1. In a dual flush mechanism for a toilet which raises the flush lever arm of a toilet tank a small distance when a partial flush handle is depressed by an operator, the flush lever arm operably connected to a flapper valve which is raised off a valve seat a similar distance to initiate the partial flush, an improvement for use with the dual flush mechanism to hold the flush lever arm in the elevated partial flush position after the operator releases the partial flush handle to effect a complete partial flush of the toilet, the improvement comprising:

a plate adapted to the operably secured to the toilet tank, said plate so situated as to be proximate the flush lever arm;

a cam pivotally attached to said plate to permit rotation of said cam, said cam rotationally engaging the flush lever arm, said cam including an outwardly protruding holding pin, said holding pin engaging the flush lever arm as said cam rotates to hold the flush lever arm in the elevated partial flush position after the partial flush has been initiated by the operator;

a float operably attached to said cam to cause said cam to rotationally engage the flush lever arm, said float of a size such that its buoyancy in water is sufficient to hold the flush lever arm in the elevated partial flush position after the partial flush has been initiated by the operator but not sufficiently buoyant to rotate said cam prior to the partial flush having been initiated by the operator, and to lower the flush lever arm when the partial flush has been effected to terminate the partial flush, said float having an attachment pin protruding therefrom;

an extension member, said extension member operably attached to said float and pivotally attached to said cam to cause said cam to rotate, said extension member having a plurality of attachment openings to receive said float attachment pin, said float position on said extension member adjustable to vary the duration of the partial flush; and

means to guide the movement of said extension member, said means to guide said extension member attached to said plate whereby when an operator depresses the partial flush handle to initiate the partial flush and then releases the partial flush handle, the partial flush will continue until it is completed.

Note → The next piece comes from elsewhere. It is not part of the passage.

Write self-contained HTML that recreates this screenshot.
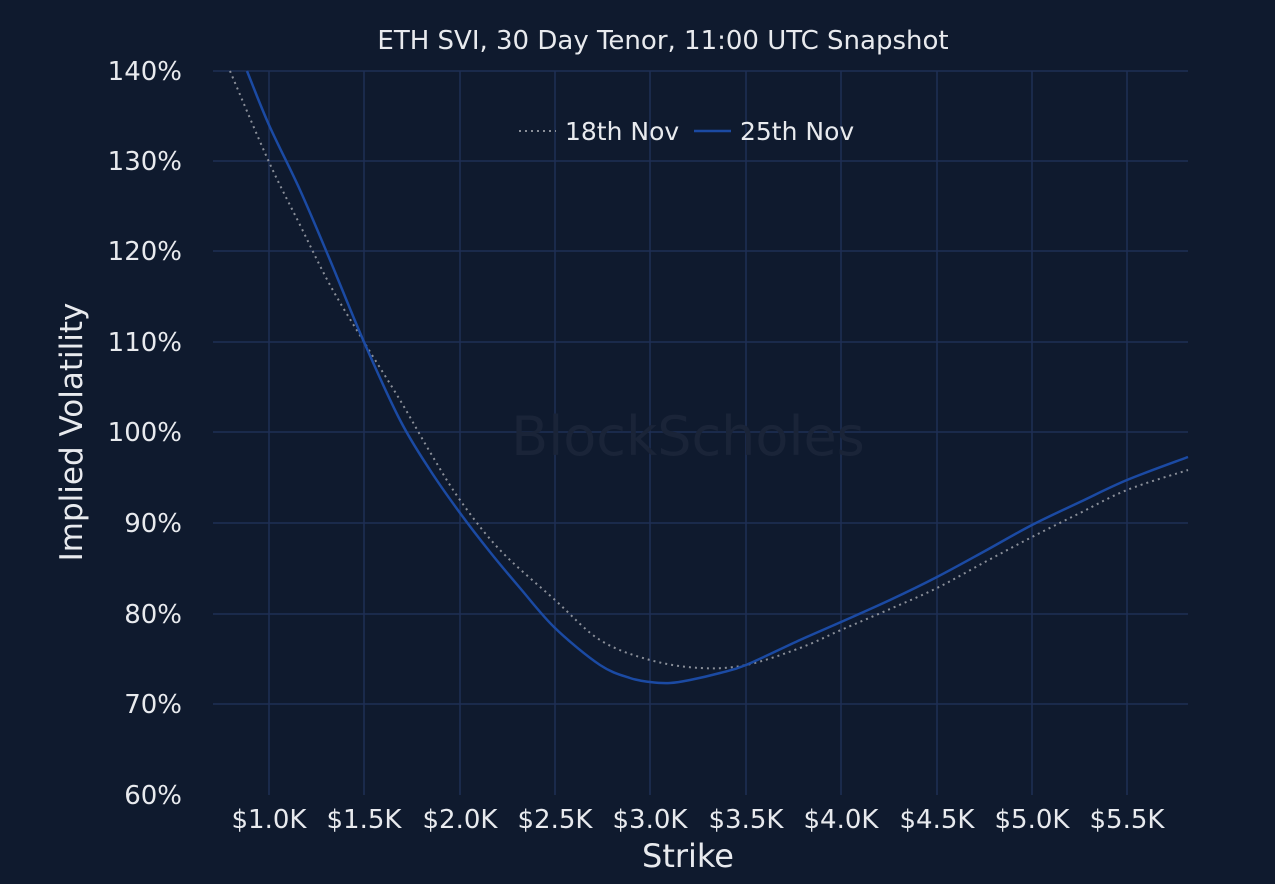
<!DOCTYPE html>
<html><head><style>
body{margin:0;background:#0f1a2e;}
svg{display:block;font-family:"DejaVu Sans","Liberation Sans",sans-serif;}
</style></head><body>
<svg width="1275" height="884" viewBox="0 0 1275 884">
<rect width="1275" height="884" fill="#0f1a2e"/>
<g stroke="#1f2f55" stroke-width="1.5">
<line x1="213" x2="1188" y1="71" y2="71"/><line x1="213" x2="1188" y1="161" y2="161"/>
<line x1="213" x2="1188" y1="251" y2="251"/><line x1="213" x2="1188" y1="342" y2="342"/>
<line x1="213" x2="1188" y1="432" y2="432"/><line x1="213" x2="1188" y1="523" y2="523"/>
<line x1="213" x2="1188" y1="614" y2="614"/><line x1="213" x2="1188" y1="704" y2="704"/>
<line x1="269" x2="269" y1="71" y2="795"/><line x1="364" x2="364" y1="71" y2="795"/>
<line x1="460" x2="460" y1="71" y2="795"/><line x1="555" x2="555" y1="71" y2="795"/>
<line x1="650" x2="650" y1="71" y2="795"/><line x1="746" x2="746" y1="71" y2="795"/>
<line x1="841" x2="841" y1="71" y2="795"/><line x1="937" x2="937" y1="71" y2="795"/>
<line x1="1032" x2="1032" y1="71" y2="795"/><line x1="1127" x2="1127" y1="71" y2="795"/>
</g>
<text x="688" y="455" font-size="54" fill="#1a2438" text-anchor="middle">BlockScholes</text>
<path id="grey" fill="none" stroke="#8a8f99" stroke-width="2" stroke-dasharray="2,4"/>
<path id="blue" fill="none" stroke="#1b4aa3" stroke-width="2.5"/>
<text x="663" y="49" font-size="26" fill="#e8eaee" text-anchor="middle">ETH SVI, 30 Day Tenor, 11:00 UTC Snapshot</text>
<line x1="519" x2="556" y1="131" y2="131" stroke="#8a8f99" stroke-width="2" stroke-dasharray="2,4"/>
<text x="565" y="140" font-size="25" fill="#e8eaee">18th Nov</text>
<line x1="694" x2="731" y1="131" y2="131" stroke="#1b4aa3" stroke-width="2.5"/>
<text x="740" y="140" font-size="25" fill="#e8eaee">25th Nov</text>
<g font-size="26" fill="#e8eaee" text-anchor="end">
<text x="182" y="80">140%</text><text x="182" y="170">130%</text><text x="182" y="260">120%</text>
<text x="182" y="351">110%</text><text x="182" y="441">100%</text><text x="182" y="532">90%</text>
<text x="182" y="623">80%</text><text x="182" y="713">70%</text><text x="182" y="804">60%</text>
</g>
<g font-size="26" fill="#e8eaee" text-anchor="middle">
<text x="269" y="828">$1.0K</text><text x="364" y="828">$1.5K</text><text x="460" y="828">$2.0K</text>
<text x="555" y="828">$2.5K</text><text x="650" y="828">$3.0K</text><text x="746" y="828">$3.5K</text>
<text x="841" y="828">$4.0K</text><text x="937" y="828">$4.5K</text><text x="1032" y="828">$5.0K</text>
<text x="1127" y="828">$5.5K</text>
</g>
<text x="688" y="867" font-size="32" fill="#e8eaee" text-anchor="middle">Strike</text>
<text transform="translate(82,432) rotate(-90)" font-size="31" fill="#e8eaee" text-anchor="middle">Implied Volatility</text>
</svg>
<script>
function cr(p){var d="M"+p[0][0]+","+p[0][1];for(var i=0;i<p.length-1;i++){var a=p[i-1]||p[i],b=p[i],c=p[i+1],e=p[i+2]||c;
d+=" C"+(b[0]+(c[0]-a[0])/6)+","+(b[1]+(c[1]-a[1])/6)+" "+(c[0]-(e[0]-b[0])/6)+","+(c[1]-(e[1]-b[1])/6)+" "+c[0]+","+c[1];}return d;}
var g=[[230,71],[269,162],[300,225],[330,285],[364,342],[400,400],[430,452],[460,500],[500,550],[555,600],[600,640],[650,660],[700,668],[746,665],[800,648],[841,630],[890,609],[937,588],[985,562],[1032,537],[1080,513],[1127,490],[1188,470]];
var b=[[247,71],[269,125],[300,190],[330,260],[364,342],[400,420],[430,470],[460,513],[490,552],[520,588],[555,628],[600,665],[630,678],[650,682],[670,683],[690,680],[720,673],[746,665],[800,640],[841,622],[890,600],[937,577],[985,551],[1032,525],[1080,502],[1127,480],[1188,457]];
document.getElementById("grey").setAttribute("d",cr(g));
document.getElementById("blue").setAttribute("d",cr(b));
</script>
</body></html>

2. The improvement to the partial flush mechanism as defined in claim 1 further including an upper stop, said upper stop attached to said plate, said upper stop engaging said cam to limit said cam's rotational movement in one direction.

3. The improvement to the dual flush mechanism as defined in claim 2 further including a lower stop, said lower stop attached to said plate, said lower stop engaging said cam to limit said cam's rotational movement in a second direction.

4. The improvement to the dual flush mechanism as defined in claim 3 wherein said upper stop and said lower stop are situated on opposite sides of said cam to provide limited rotational movement of said cam between said stops.

5. The improvement to the dual flush mechanism as defined in claim 4 wherein the flush lever arm is elongated and has a longitudinal center line, and said upper stop is situated at a point on said plate to limit rotational movement of said cam such that less than a right angle is formed between the longitudinal center line of the flush lever arm and the cam pivot pin.

6. The improvement to the dual flush mechanism as defined in claim 5 wherein the flush lever arm is elongated and has a longitudinal center line, and said upper stop is situated at a point on said plate to limit rotational movement of said cam such that greater than a right angle is formed between the longitudinal center line of the flush lever arm and the cam pivot pin.

7. The improvement to the dual flush mechanism as defined in claim 6 wherein said cam pivotally attached to said plate is pivotally attached to said plate by a cam pivot pin attached to said plate, and said extension member pivotally attached to said cam is pivotally attached by an extension member pivot pin attached to said cam, said cam pivot pin situated distal said extension member pivot pin.

8. The improvement to the dual flush mechanism as defined in claim 7 wherein said holding pin is interposed said cam pivot pin and said extension member pivot pin so as to form a triangle between said cam pivot pin, said extension member pivot pin, and said holding pin.

9. The improvement to the dual flush mechanism as defined in claim 4 wherein the dual flush mechanism is attached to the toilet tank by a threaded nut engaging a threaded bushing protruding through the toilet tank, said plate having an elongated rectangular opening therethrough to receive the bushing and be secured by the threaded nut of the dual flushed mechanism, said plate secured to the toilet tank.

10. In a flush type toilet having a flush lever arm connected to a flush handle which is depressed by an operator, the flush lever arm operably connected to a flapper valve which is raised off a valve seat to permit water to flow through the valve seat to effect a flush of the toilet, an improvement to provide a partial flush of the toilet when the operator depresses the flush handle by a small amount to raise the flush lever arm so that the flush lever arm raises the flapper valve just off the valve seat a small distance insufficient for the flapper valve to become fully buoyant, said improvement holding the flush lever arm in an elevated partial flush position after the operator releases the flush handle to effect a complete partial flush of the toilet, the improvement comprising:

a plate adapted to the operably secured to the toilet tank, said plate so situated as to be proximate the flush lever arm;

a cam pivotally attached to said plate to permit rotation of said cam, said cam rotationally engaging the flush lever arm, said cam including an outwardly protruding holding pin, said holding pin engaging the flush lever arm as said cam rotates to hold the flush lever arm in the elevated partial flush position after the partial flush has been initiated by the operator;

a float operably attached to said cam to cause said cam to rotationally engage the flush lever arm, said float of a size such that its buoyancy in water is sufficient to hold the flush lever arm in the elevated partial flush position after the partial flush has been initiated by the operator but not sufficiently buoyant to rotate said cam prior to the partial flush having been initiated by the operator, and to lower the flush lever arm when the partial flush has been effected to terminate the partial flush, said float having an attachment pin protruding therefrom;

an extension member, said extension member operably attached to said float and pivotally attached to said cam cause said cam to rotate, said extension member having a plurality of attachment openings to receive said float attachment pin, said float position on said extension member adjustable to vary the duration of the partial flush; and

means to guide the movement of said extension member, said means to guide said extension member attached to said plate whereby when an operator depresses the partial flush handle to initiate the partial flush and then releases the partial flush handle, the partial flush will continue until it is completed.